[Figure scripts]
--- --- ---
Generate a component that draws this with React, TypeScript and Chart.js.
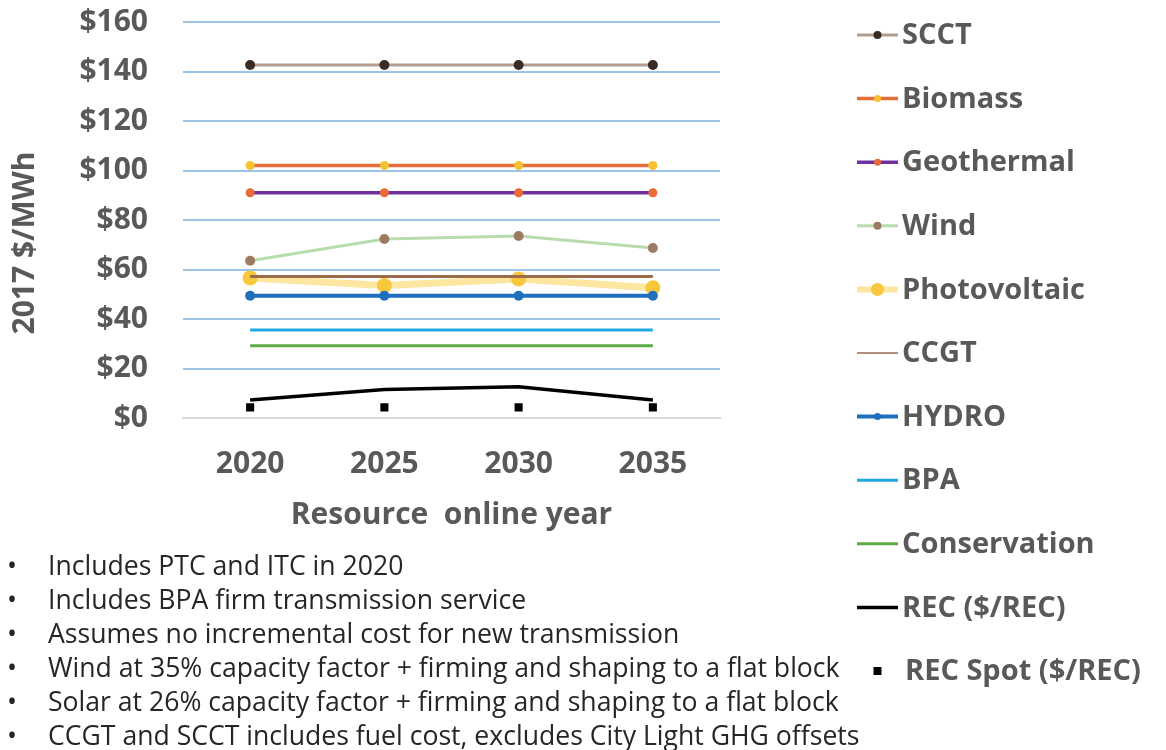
import React, { useEffect, useRef } from "react";
import { Chart, registerables } from "chart.js";

Chart.register(...registerables);

// ---- data ----
const years = ["2020", "2025", "2030", "2035"];
const scct = [142.6, 142.6, 142.6, 142.6];
const biomass = [102, 102, 102, 102];
const geothermal = [91, 91, 91, 91];
const wind = [63.5, 72.3, 73.5, 68.7];
const photovoltaic = [56.6, 53.5, 56.2, 52.6];
const ccgt = [57.2, 57.2, 57.2, 57.2];
const hydro = [49.4, 49.4, 49.4, 49.4];
const bpa = [35.6, 35.6, 35.6, 35.6];
const conservation = [29.2, 29.2, 29.2, 29.2];
const rec = [7.3, 11.5, 12.6, 7.3];
const recSpot = [4.3, 4.3, 4.3, 4.3];
const yMin = 0;
const yMax = 160;
const yStep = 20;
const yTitle = "2017 $/MWh";
const xTitle = "Resource  online year";
const notes = [
  "Includes PTC and ITC in 2020",
  "Includes BPA firm transmission service",
  "Assumes no incremental cost for new transmission",
  "Wind at 35% capacity factor + firming and shaping to a flat block",
  "Solar at 26% capacity factor + firming and shaping to a flat block",
  "CCGT and SCCT includes fuel cost, excludes City Light GHG offsets",
];

const TEXT = "#595959";

const extrasPlugin = {
  id: "extras",
  afterDraw(chart: any) {
    const ctx = chart.ctx as CanvasRenderingContext2D;
    ctx.save();
    // y axis title
    ctx.fillStyle = TEXT;
    ctx.font = "bold 30px 'Open Sans'";
    ctx.textAlign = "center";
    ctx.textBaseline = "middle";
    ctx.translate(25, 243);
    ctx.rotate(-Math.PI / 2);
    ctx.fillText(yTitle, 0, 0);
    ctx.restore();

    // legend
    ctx.save();
    const datasets = chart.data.datasets;
    const top = 35;
    const step = 63.6;
    datasets.forEach((ds: any, i: number) => {
      const y = top + step * i;
      const x0 = 857;
      const x1 = 898;
      if (ds.showLine !== false) {
        ctx.strokeStyle = ds.legendColor || ds.borderColor;
        ctx.lineWidth = Math.min(ds.borderWidth, ds.legendLineWidth || 4);
        ctx.beginPath();
        ctx.moveTo(x0, y);
        ctx.lineTo(x1, y);
        ctx.stroke();
      }
      const r = ds.legendPointRadius ?? 0;
      if (r > 0) {
        ctx.fillStyle = ds.pointBackgroundColor;
        if (ds.pointStyle === "rect") {
          ctx.fillRect((x0 + x1) / 2 - r, y - r, r * 2, r * 2);
        } else {
          ctx.beginPath();
          ctx.arc((x0 + x1) / 2, y, r, 0, Math.PI * 2);
          ctx.fill();
        }
      }
      ctx.fillStyle = TEXT;
      ctx.font = "bold 29px 'Open Sans'";
      ctx.textAlign = "left";
      ctx.textBaseline = "middle";
      ctx.fillText(ds.label, ds.showLine === false ? 905 : 902, y + 1);
    });
    ctx.restore();

    // notes
    ctx.save();
    ctx.fillStyle = "#262626";
    ctx.font = "26.6px 'Open Sans'";
    ctx.textBaseline = "middle";
    ctx.textAlign = "left";
    notes.forEach((n, i) => {
      const y = 567 + 34.1 * i;
      ctx.fillText("\u2022", 7, y);
      ctx.fillText(n, 48, y);
    });
    ctx.restore();
  },
};

export default function App() {
  const ref = useRef<HTMLCanvasElement | null>(null);
  useEffect(() => {
    if (!ref.current) return;
    const line = (
      label: string,
      data: number[],
      color: string,
      width: number,
      pColor: string,
      pRadius: number,
      order: number,
      legendPointRadius: number,
      extra: any = {}
    ) => ({
      label,
      data,
      borderColor: color,
      backgroundColor: pColor,
      borderWidth: width,
      pointBackgroundColor: pColor,
      pointBorderColor: pColor,
      pointBorderWidth: 0,
      pointRadius: pRadius,
      pointHoverRadius: pRadius,
      fill: false,
      tension: 0,
      order,
      legendPointRadius,
      ...extra,
    });
    const chart = new Chart(ref.current, {
      type: "line",
      data: {
        labels: years,
        datasets: [
          line("SCCT", scct, "#b39d8c", 3, "#3a2b24", 5, 1, 4),
          line("Biomass", biomass, "#e46f3a", 3.5, "#f6c232", 4.5, 1, 3.5),
          line("Geothermal", geothermal, "#7030a0", 3.5, "#ea6a3a", 4.5, 1, 3.5),
          line("Wind", wind, "#b8dcad", 3, "#9c7b62", 5, 1, 4),
          line("Photovoltaic", photovoltaic, "#fde6a0", 7, "#f8c73c", 7.5, 5, 6.5, { legendLineWidth: 6 }),
          line("CCGT", ccgt, "#9b6b4c", 3, "#9b6b4c", 0, 2, 0, { legendLineWidth: 2, legendColor: "#b0907a" }),
          line("HYDRO", hydro, "#1e6fbe", 4, "#1e6fbe", 5, 1, 3.5),
          line("BPA", bpa, "#1ea7e1", 3, "#1ea7e1", 0, 1, 0),
          line("Conservation", conservation, "#5cab47", 3, "#5cab47", 0, 1, 0),
          line("REC ($/REC)", rec, "#000000", 3.5, "#000000", 0, 1, 0),
          line("REC Spot ($/REC)", recSpot, "#000000", 0, "#000000", 5.7, 1, 4, {
            showLine: false,
            pointStyle: "rect",
          }),
        ],
      },
      options: {
        animation: false,
        responsive: false,
        maintainAspectRatio: false,
        layout: { padding: { left: 0, top: 22, right: 446, bottom: 0 } },
        plugins: {
          legend: { display: false },
          tooltip: { enabled: false },
          title: { display: false },
        },
        scales: {
          x: {
            offset: true,
            grid: { display: false, drawTicks: false },
            border: { display: true, color: "#d9d9d9", width: 2 },
            ticks: {
              color: TEXT,
              font: { family: "'Open Sans'", size: 30, weight: "bold" },
              padding: 28,
            },
            title: {
              display: true,
              text: xTitle,
              color: TEXT,
              font: { family: "'Open Sans'", size: 30, weight: "bold" },
              padding: { top: 0, bottom: 217 },
            },
            afterFit(scale: any) {
              scale.height = 332;
              scale.paddingLeft = 0;
              scale.paddingRight = 0;
            },
          },
          y: {
            min: yMin,
            max: yMax,
            grid: {
              drawTicks: false,
              color: (c: any) => (c.tick && c.tick.value === 0 ? "rgba(0,0,0,0)" : "#9dc3e6"),
              lineWidth: 2,
            },
            border: { display: false },
            ticks: {
              stepSize: yStep,
              color: TEXT,
              font: { family: "'Open Sans'", size: 30, weight: "bold" },
              padding: 35,
              callback: (v: any) => "$" + v,
            },
            afterFit(scale: any) {
              scale.width = 183;
              scale.paddingTop = 0;
              scale.paddingBottom = 0;
            },
          },
        },
      },
      plugins: [extrasPlugin],
    } as any);
    return () => chart.destroy();
  }, []);

  return (
    <div style={{ position: "absolute", left: 0, top: 0, width: 1166, height: 750, background: "#fff" }}>
      <canvas ref={ref} width={1166} height={750} style={{ width: 1166, height: 750 }} />
    </div>
  );
}
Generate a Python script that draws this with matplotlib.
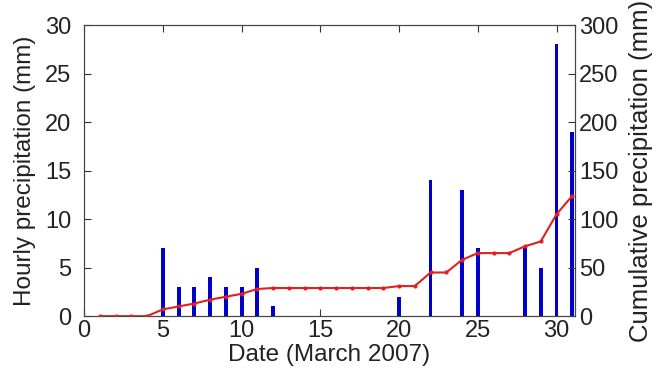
import numpy as np
import matplotlib
matplotlib.use("Agg")
import matplotlib.pyplot as plt

plt.rcParams['font.family'] = ['Liberation Sans', 'DejaVu Sans']

# hourly precipitation bars (day, mm)
bar_days = [5, 6, 7, 8, 9, 10, 11, 12, 20, 22, 24, 25, 28, 29, 30, 31]
bar_mm = [7, 3, 3, 4, 3, 3, 5, 1, 2, 14, 13, 7, 7, 5, 28, 19]

# cumulative precipitation (day 1..31)
cum_days = list(range(1, 32))
cum_mm = [0, 0, 0, 0, 7, 10, 13, 17, 20, 23, 28, 29, 29, 29, 29, 29, 29, 29, 29,
          31, 31, 45, 45, 58, 65, 65, 65, 72, 77, 105, 124]

fs = 17
txt = '#222222'

fig = plt.figure(figsize=(6.62, 3.80), dpi=100)
ax = fig.add_axes([0.127, 0.168, 0.741, 0.766])
ax.bar(bar_days, bar_mm, width=0.25, color='#0000cc', zorder=2)
ax.set_xlim(0, 31.15)
ax.set_ylim(0, 30)
ax.set_xticks(np.arange(0, 31, 5))
ax.set_yticks(np.arange(0, 31, 5))
ax.tick_params(direction='in', labelsize=fs, top=True, length=5, color='#333333',
               labelcolor=txt, pad=3)
ax.tick_params(axis='y', pad=9)
ax.set_xlabel("Date (March 2007)", fontsize=17.5, color=txt, labelpad=1)
ax.set_ylabel("Hourly precipitation (mm)", fontsize=17.5, color=txt, labelpad=7)

ax2 = ax.twinx()
ax2.plot(cum_days, cum_mm, color='#e02020', linewidth=1.5, marker='o', markersize=2, zorder=3)
ax2.set_ylim(0, 300)
ax2.set_yticks(np.arange(0, 301, 50))
ax2.tick_params(direction='in', labelsize=fs, length=5, color='#333333', labelcolor=txt, pad=3)
ax2.set_ylabel("Cumulative precipitation (mm)", fontsize=18.5, color=txt, labelpad=8)

for a in (ax, ax2):
    for s in a.spines.values():
        s.set_color('#444444')

fig.savefig("out.png", dpi=100)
--- --- ---
▸ **Task goal**
The lines from the start of the entries above through the one containing "Chart.register(...registerables);" are to be retyped exactly, and no others. Pictures are left out.

▸ **Worked solution**
Generate a component that draws this with React, TypeScript and Chart.js.
import React, { useEffect, useRef } from "react";
import { Chart, registerables } from "chart.js";

Chart.register(...registerables);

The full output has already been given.